Rates continued to move higher last week, particularly in the front end of the curve as 2y yields rose 19bp while 10y and 30y yields were up just 3bp. Investors recalibrated their bets regarding the forward path of Fed policy, with the chance of a 50bp hike at the upcoming March FOMC meeting rising from ~30% pre-CPI print to roughly 60% afterwards. By the end of the week, investors were pricing in between six and seven 25bp hikes by year-end.
Commodity prices edged higher last week, with oil surging on Friday as the
situation in Ukraine began to look increasingly tenuous. West Texas Intermediate finished the week at $93.10/barrel, its highest level since September of 2014.
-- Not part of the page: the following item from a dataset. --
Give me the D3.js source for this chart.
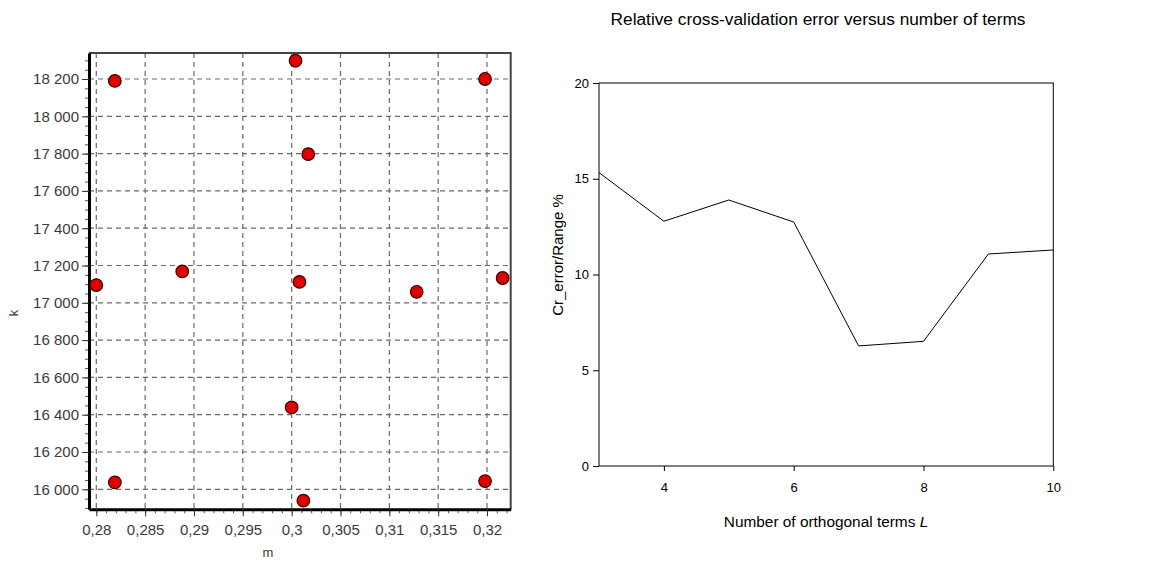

Economic data was mixed last week. CPI rose +0.6% sequentially which was above consensus expectations, as core CPI reached +6.0% y/y while headline CPI printed at +7.5%. Initial jobless claims fell for the 3rd consecutive week as the omicron-driven uptick continued to fade. And finally, the University of Michigan Consumer Sentiment index came in much lower than expected in the preliminary February reading, as the current conditions component fell nearly 5 points while future expectations were down nearly 7 points. Encouragingly though, long term (5-10y) inflation expectations were unchanged from January at +3.1%.